Community Outreach project in India funded by Pod CharityCharity News / 12 August 2015
The community outreach project was established by the local team with the support of the Pod Charity to support a neighbouring community who rely on collecting rubbish to sell in order to generate income for their families. In India they are known as the rag picking community.
The project aims to encourage the community to start engaging with the education system. The majority of children from the community do not go to school, so the team works with them slowly to start gaining their trust and developing their skills through games and activities run by the local team and volunteers.
The Pod charity grant was used to build a shelter and community area where activity sessions can take place. The long term aim of the project is to establish a women’s empowerment group thereby increasing the skills of the community as a whole.
Gemma from the Pod Volunteer UK team was in India during the first few weeks of project where she was supporting a team of Summer Volunteering Camp volunteers.
“It was brilliant to see the enthusiasm of the children to learn new creative skills which, without the project they would not have the opportunity to do any arts or group activities.
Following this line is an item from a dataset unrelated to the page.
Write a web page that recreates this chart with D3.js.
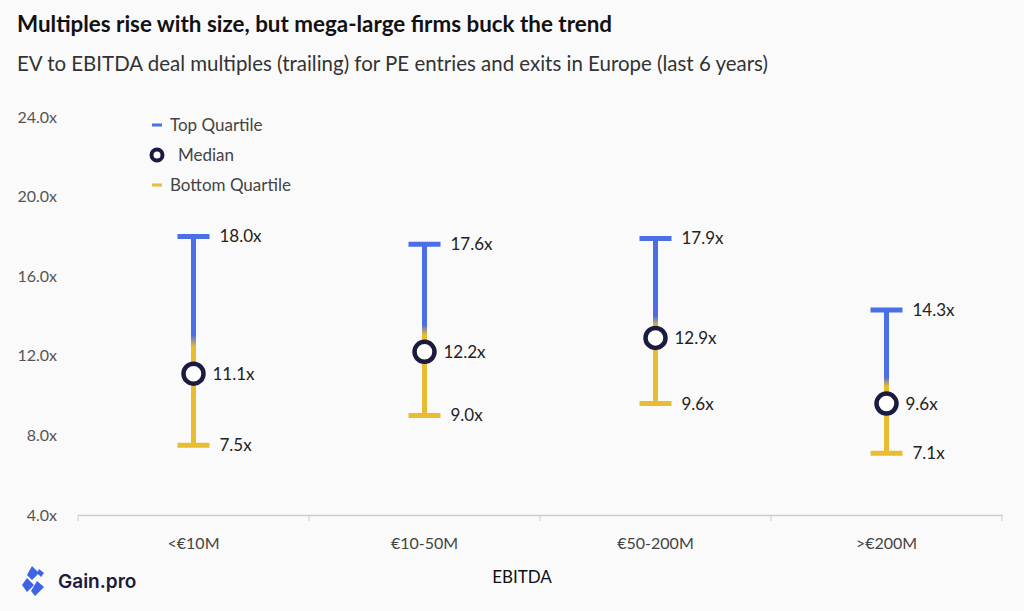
<!DOCTYPE html>
<html>
<head>
<meta charset="utf-8">
<title>EV/EBITDA multiples</title>
<script src="https://cdn.jsdelivr.net/npm/d3@7"></script>
<style>
body { margin: 0; background: #fafafa; }
text { font-family: "Source Sans Pro", Lato, "Noto Sans", sans-serif; }
</style>
</head>
<body>
<script>
// data
var categories = ["<€10M", "€10-50M", "€50-200M", ">€200M"];
var topQ = [18.0, 17.6, 17.9, 14.3];
var median = [11.1, 12.2, 12.9, 9.6];
var bottomQ = [7.5, 9.0, 9.6, 7.1];
var yTicks = [4, 8, 12, 16, 20, 24];

var W = 1024, H = 611;
var blue = "#4a6fe6", yellow = "#e9bd32", navy = "#1b1a3f";

var svg = d3.select("body").append("svg")
  .attr("width", W).attr("height", H);

svg.append("rect").attr("width", W).attr("height", H).attr("fill", "#fafafa");

// titles
svg.append("text").attr("x", 17).attr("y", 32)
  .attr("font-size", 22).attr("font-weight", 700).attr("fill", "#111")
  .attr("textLength", 595).attr("lengthAdjust", "spacingAndGlyphs")
  .text("Multiples rise with size, but mega-large firms buck the trend");
svg.append("text").attr("x", 17).attr("y", 71)
  .attr("font-size", 20.5).attr("fill", "#333")
  .attr("textLength", 751).attr("lengthAdjust", "spacingAndGlyphs")
  .text("EV to EBITDA deal multiples (trailing) for PE entries and exits in Europe (last 6 years)");

var x = d3.scaleBand().domain(categories).range([78, 1002]);
var y = d3.scaleLinear().domain([4, 24]).range([515, 117]);

// y tick labels (no gridlines)
svg.selectAll(".ytick").data(yTicks).enter().append("text")
  .attr("x", 57).attr("y", function(d){ return y(d); })
  .attr("dy", "0.35em").attr("text-anchor", "end")
  .attr("font-size", 16).attr("fill", "#555")
  .text(function(d){ return d.toFixed(1) + "x"; });

// x axis
var xAxis = svg.append("g").attr("transform", "translate(0,515)")
  .call(d3.axisBottom(x).tickSize(0).tickPadding(23));
xAxis.select(".domain").attr("stroke", "#ccc").attr("stroke-width", 1.5);
xAxis.selectAll("text").attr("font-size", 16).attr("fill", "#444")
  .style("font-family", "'Source Sans Pro', Lato, 'Noto Sans', sans-serif");
var bounds = categories.map(function(c){ return x(c); }).concat([x.range()[1]]);
svg.selectAll(".xtick").data(bounds).enter().append("line")
  .attr("x1", function(d){ return d; }).attr("x2", function(d){ return d; })
  .attr("y1", 515).attr("y2", 521).attr("stroke", "#ccc");

svg.append("text").attr("x", 522).attr("y", 583).attr("text-anchor", "middle")
  .attr("font-size", 17).attr("fill", "#111").text("EBITDA");

// gradients, one per bar: blue on top half, yellow on bottom half
var defs = svg.append("defs");
categories.forEach(function(c, i){
  var g = defs.append("linearGradient").attr("id", "grad" + i)
    .attr("gradientUnits", "userSpaceOnUse")
    .attr("x1", 0).attr("x2", 0)
    .attr("y1", y(topQ[i])).attr("y2", y(bottomQ[i]));
  g.append("stop").attr("offset", "47%").attr("stop-color", blue);
  g.append("stop").attr("offset", "53%").attr("stop-color", yellow);
});

var cw = 32;
var bars = svg.selectAll(".bar").data(categories).enter().append("g");

bars.append("rect")
  .attr("x", function(d){ return x(d) + x.bandwidth() / 2 - 2.5; })
  .attr("y", function(d, i){ return y(topQ[i]); })
  .attr("width", 5)
  .attr("height", function(d, i){ return y(bottomQ[i]) - y(topQ[i]); })
  .attr("fill", function(d, i){ return "url(#grad" + i + ")"; });

bars.append("line")
  .attr("x1", function(d){ return x(d) + x.bandwidth() / 2 - cw / 2; })
  .attr("x2", function(d){ return x(d) + x.bandwidth() / 2 + cw / 2; })
  .attr("y1", function(d, i){ return y(topQ[i]); })
  .attr("y2", function(d, i){ return y(topQ[i]); })
  .attr("stroke", blue).attr("stroke-width", 5);

bars.append("line")
  .attr("x1", function(d){ return x(d) + x.bandwidth() / 2 - cw / 2; })
  .attr("x2", function(d){ return x(d) + x.bandwidth() / 2 + cw / 2; })
  .attr("y1", function(d, i){ return y(bottomQ[i]); })
  .attr("y2", function(d, i){ return y(bottomQ[i]); })
  .attr("stroke", yellow).attr("stroke-width", 5);

bars.append("circle")
  .attr("cx", function(d){ return x(d) + x.bandwidth() / 2; })
  .attr("cy", function(d, i){ return y(median[i]); })
  .attr("r", 10).attr("fill", "#fff")
  .attr("stroke", navy).attr("stroke-width", 4.5);

// value labels
function label(vals, dx) {
  bars.append("text")
    .attr("x", function(d){ return x(d) + x.bandwidth() / 2 + dx; })
    .attr("y", function(d, i){ return y(vals[i]); })
    .attr("dy", "0.35em").attr("font-size", 17).attr("fill", "#222")
    .text(function(d, i){ return vals[i].toFixed(1) + "x"; });
}
label(topQ, 26);
label(median, 19);
label(bottomQ, 26);

// legend
var lg = svg.append("g");
lg.append("line").attr("x1", 152).attr("x2", 162).attr("y1", 125).attr("y2", 125)
  .attr("stroke", blue).attr("stroke-width", 3);
lg.append("text").attr("x", 170).attr("y", 125).attr("dy", "0.35em")
  .attr("font-size", 17).attr("fill", "#444").text("Top Quartile");
lg.append("circle").attr("cx", 157).attr("cy", 155).attr("r", 5.5)
  .attr("fill", "#fff").attr("stroke", navy).attr("stroke-width", 4);
lg.append("text").attr("x", 178).attr("y", 155).attr("dy", "0.35em")
  .attr("font-size", 17).attr("fill", "#444").text("Median");
lg.append("line").attr("x1", 152).attr("x2", 162).attr("y1", 185).attr("y2", 185)
  .attr("stroke", yellow).attr("stroke-width", 3);
lg.append("text").attr("x", 170).attr("y", 185).attr("dy", "0.35em")
  .attr("font-size", 17).attr("fill", "#444").text("Bottom Quartile");

// logo
var logo = svg.append("g").attr("transform", "translate(22,566)");
logo.append("path")
  .attr("d", "M10,0 L17,7 L10,14 L5,9 Z M5,12 L12,19 L5,26 L0,19 Z M15,15 L22,21 L13,30 L9,25 Z M17,3 L22,7 L19,11 L15,7 Z")
  .attr("fill", "#3d63e6");
logo.append("text").attr("x", 36).attr("y", 22)
  .attr("font-size", 19).attr("font-weight", 600).attr("fill", "#1a1a3a")
  .style("font-family", "Inter, 'Noto Sans', sans-serif")
  .text("Gain.pro");
</script>
</body>
</html>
With the help of the local team and volunteers we run sessions where the children made snake paper chains, masks and crowns, it was amazing to see children’s pride in their own creations. We also taught them to skip, skittles and my personal favourite the Macarena!”
The community outreach project encourages children and adults of all ages to join in and learn new skills. There are currently 25 children aged between 3 to 15 years old who attend the community outreach sessions and it is great that often the local women are interested in join in the activities too.
"It is a great first step to encourage the children and the community to have an interest in education so hopefully in the future they will be willing to sign up to attend the local schools with the support of their family".
Although new government initiatives now provide free education to all children the desperately low staff numbers mean that the team and volunteers assistance is essential to help support the children's education. Volunteers in India support the local schools and child care centres as well as helping to encouraging increased school participation through the new community outreach project.